Cristina_Gallach

A global and balanced vision

By Lluís Foix

La Vanguardia, Thursday 16th June 2016

I don’t know if she is the person who has more decision-making power in the field of communications in the New York headquarters of the United Nations. What I can reveal is that Cristina Gallach is one of the journalists who is more and better informed about information streams that move power in the world.  She was in Barcelona and spoke before an audience of several hundred people brought together by the Societat Economica Barcelonesa D’amics del Pais. The title of “United Nations for the 21st century” was the pretext to outline the large challenges, both incomprehensible and unexpected, that turn assurances into fears and certainties into doubts.

Cristina Gallach is possibly the Catalan that has the most developed thoughts about the changing account of the situation in the world, which she observes as the United Nations Under-Secretary-General for Communications and Public. She is a journalist who manages information and knows those who generate it. She does not speak from hearsay.  And over the last thirty years she has reached this point working as a journalist on the street, in an agency, as a correspondent, Chief of Staff, and person of maximum confidence to Javier Solana, in the years that the former Minister of Foreign Affairs was Secretary General of NATO and later responsible for the foreign policy of the European Union – a position which was filled much more by his personality and work than for the content that it was assigned.

A characteristic of Cristina Gallach is the optimism that she breathes. She speaks six languages, has worked long periods in Moscow, New York and Brussels and now has more than six hundred people working to her orders in many United Nations agencies distributed world-wide.

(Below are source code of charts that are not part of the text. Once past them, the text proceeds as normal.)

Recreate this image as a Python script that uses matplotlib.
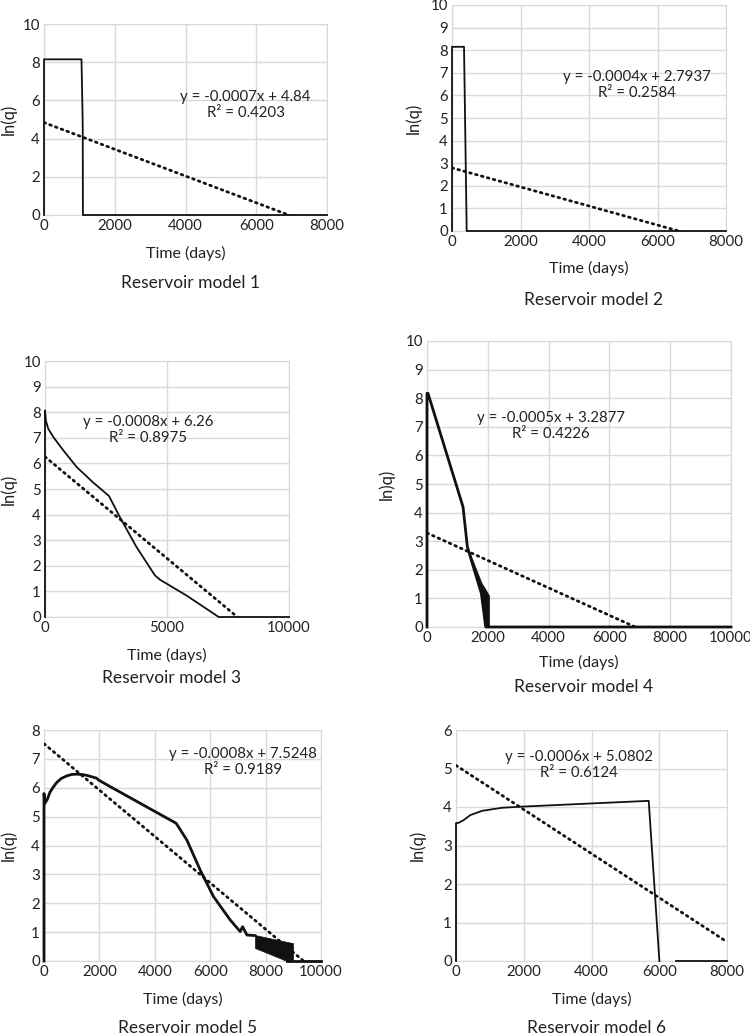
import numpy as np
import matplotlib
matplotlib.use('Agg')
import matplotlib.pyplot as plt
import matplotlib as mpl

mpl.rcParams['font.family'] = ['Lato', 'DejaVu Sans']

# reservoir model 1
m1_x = [0, 0, 1060, 1090, 1095, 1100, 8000]
m1_y = [0, 8.15, 8.15, 5.2, 4.5, 0, 0]
# reservoir model 2
m2_x = [0, 0, 351, 429, 8000]
m2_y = [0, 8.15, 8.15, 0, 0]
# reservoir model 3
m3_x = [0, 0, 40, 136, 341, 750, 1296, 1978, 2620, 3070, 3752, 4502, 4707, 5798, 7121, 10000]
m3_y = [0, 8.07, 7.65, 7.35, 7.03, 6.51, 5.86, 5.25, 4.73, 3.9, 2.73, 1.63, 1.46, 0.84, 0, 0]
# reservoir model 4
m4_x = [0, 0, 33, 1185, 1328, 1789, 1932, 10000]
m4_y = [0, 8.17, 8.17, 4.2, 2.8, 1.17, 0, 0]
m4_band_x = [1328, 1789, 1932, 2040]
m4_band_lo = [2.8, 1.17, 0, 0]
m4_band_hi = [2.8, 1.55, 1.3, 1.1]
# reservoir model 5
m5_x = [0, 0, 30, 120, 217, 340, 458, 620, 819, 1000, 1181, 1360, 1542, 1720, 1904, 1964,
        2386, 4771, 5157, 5639, 6120, 6723, 7084, 7169, 7325, 7617]
m5_y = [0, 5.8, 5.46, 5.6, 5.85, 6.03, 6.18, 6.32, 6.41, 6.46, 6.47, 6.46, 6.43, 6.38, 6.33,
        6.27, 6.04, 4.77, 4.19, 3.15, 2.23, 1.42, 1.02, 1.19, 0.9, 0.88]
m5_band_x = [7617, 8770, 8990]
m5_band_lo = [0.45, 0, 0]
m5_band_hi = [0.9, 0.66, 0.62]
m5_tail_x = [8770, 10000]
m5_tail_y = [0, 0]
# reservoir model 6 (gap in data between 6004 and 6496)
m6_x = [0, 0, 79, 226, 423, 768, 1358, 1949, 5689, 6004, np.nan, 6496, 8000]
m6_y = [0, 3.58, 3.59, 3.66, 3.79, 3.9, 3.98, 4.01, 4.16, 0, np.nan, 0, 0]

# trend lines as drawn (slope, intercept) and their labels
trend_slope = [-0.0007, -0.000422, -0.000794, -0.00048, -0.000803, -0.000573]
trend_icpt = [4.84, 2.7937, 6.26, 3.2877, 7.5248, 5.0802]
trend_text = ['y = -0.0007x + 4.84\nR² = 0.4203',
              'y = -0.0004x + 2.7937\nR² = 0.2584',
              'y = -0.0008x + 6.26\nR² = 0.8975',
              'y = -0.0005x + 3.2877\nR² = 0.4226',
              'y = -0.0008x + 7.5248\nR² = 0.9189',
              'y = -0.0006x + 5.0802\nR² = 0.6124']
text_pos = [(5700, 5.75), (5400, 6.45), (4220, 7.32), (4080, 7.04), (7180, 6.9), (3630, 5.09)]
ylabels = ['ln(q)', 'ln(q)', 'ln(q)', 'ln)q)', 'ln(q)', 'ln(q)']
captions = ['Reservoir model 1', 'Reservoir model 2', 'Reservoir model 3',
            'Reservoir model 4', 'Reservoir model 5', 'Reservoir model 6']

W, H = 750, 1035
fig = plt.figure(figsize=(7.5, 10.35), dpi=100)

# axes boxes in pixels: left, right, top, bottom
boxes = [(44, 327, 24, 215), (452, 726, 5, 231), (45, 289, 361, 617),
         (427, 731, 341, 627), (44, 321, 730, 961), (456, 727, 730, 961)]
xmax = [8000, 8000, 10000, 10000, 10000, 8000]
xstep = [2000, 2000, 5000, 2000, 2000, 2000]
ymax = [10, 10, 10, 10, 8, 6]
ystep = [2, 1, 1, 1, 1, 1]
xlab_y = [253, 268, 655, 662, 999, 999]
cap_y = [283, 300, 678, 687, 1028, 1028]
ylab_x = [8, 413, 8, 386, 8, 417]
lws = [1.3, 1.3, 1.3, 2.0, 2.0, 1.3]

series = [(m1_x, m1_y), (m2_x, m2_y), (m3_x, m3_y), (m4_x, m4_y), (m5_x, m5_y), (m6_x, m6_y)]

for i in range(6):
    l, r, t, b = boxes[i]
    ax = fig.add_axes([l / W, 1 - b / H, (r - l) / W, (b - t) / H])
    ax.set_xlim(0, xmax[i])
    ax.set_ylim(0, ymax[i])
    ax.set_xticks(np.arange(0, xmax[i] + 1, xstep[i]))
    ax.set_yticks(np.arange(0, ymax[i] + 1, ystep[i]))
    ax.grid(True, color='#d9d9d9', lw=1.0)
    ax.set_axisbelow(True)
    for s in ax.spines.values():
        s.set_color('#d9d9d9')
    ax.tick_params(length=0, labelsize=10.8, colors='#222222', pad=3)

    x, y = series[i]
    ax.plot(x, y, color='#111111', lw=lws[i], clip_on=False, zorder=3)
    if i == 3:
        ax.fill_between(m4_band_x, m4_band_lo, m4_band_hi, color='#111111', lw=0.5, zorder=3)
    if i == 4:
        ax.fill_between(m5_band_x, m5_band_lo, m5_band_hi, color='#111111', lw=0.5, zorder=3)
        ax.plot(m5_tail_x, m5_tail_y, color='#111111', lw=lws[i], clip_on=False, zorder=3)

    tx = np.array([0, xmax[i]])
    ax.plot(tx, trend_slope[i] * tx + trend_icpt[i], color='#111111', lw=2.0,
            linestyle=(0, (0.6, 1.6)), dash_capstyle='round', zorder=4)

    ax.text(text_pos[i][0], text_pos[i][1], trend_text[i], ha='center', va='center',
            fontsize=10.8, color='#222222', linespacing=1.2, zorder=5)

    fig.text(ylab_x[i] / W, 1 - ((t + b) / 2) / H, ylabels[i], rotation=90,
             ha='center', va='center', fontsize=12, color='#222222')
    fig.text(((l + r) / 2) / W, 1 - xlab_y[i] / H, 'Time (days)', ha='center',
             va='center', fontsize=11.5, color='#222222')
    fig.text(((l + r) / 2 + 5) / W, 1 - cap_y[i] / H, captions[i], ha='center',
             va='center', fontsize=12.5, color='#222222')

fig.savefig('out.png', dpi=100, facecolor='white')
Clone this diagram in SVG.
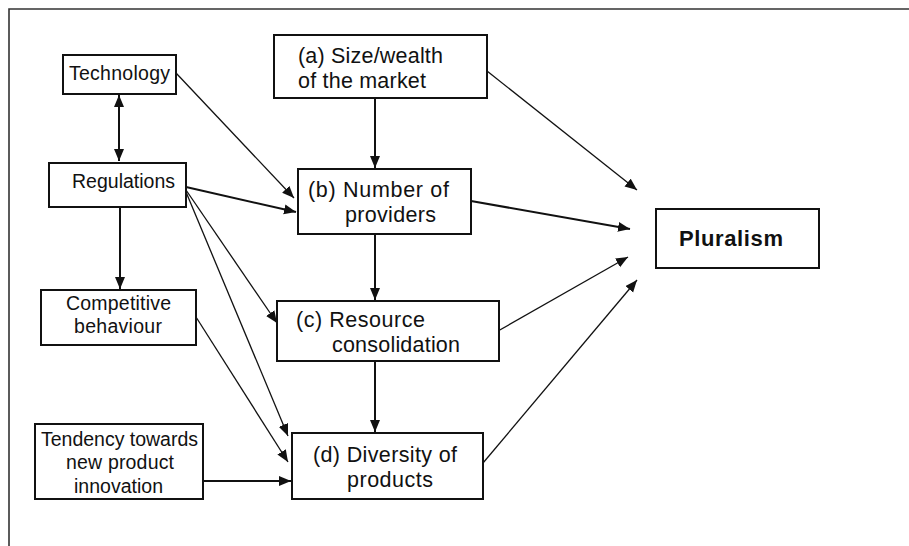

I have always known her as a journalist, hands-on and close to geopolitics, on the move – in the Balkans, at very diverse summits – with reports on what is happening in an Asian Republic or in Africa.

Examining trends, changes and contrasts in the socio-economic progress in the world, in the past 15 years poverty has been reduced to half, but there are more than 800 million people who go to bed hungry. We can say that the UN has died by its success, due to the conflicting interests of the 193 States that compose it and the existence of the veto that the most powerful people in the Security Council have.

But unlike the League of Nations, which had a brief and languid life in the interwar period, the UN has already fulfilled 70 years of trying to cushion the suffering of millions of people.   Gallach speaks of reducing inequality within and between countries, the urgency of climate change, of gender equality, of hatred, of refugees and of the defence of universal human rights.

This Catalan from Sant Quirze de Besora will do many things because she has great faith in people.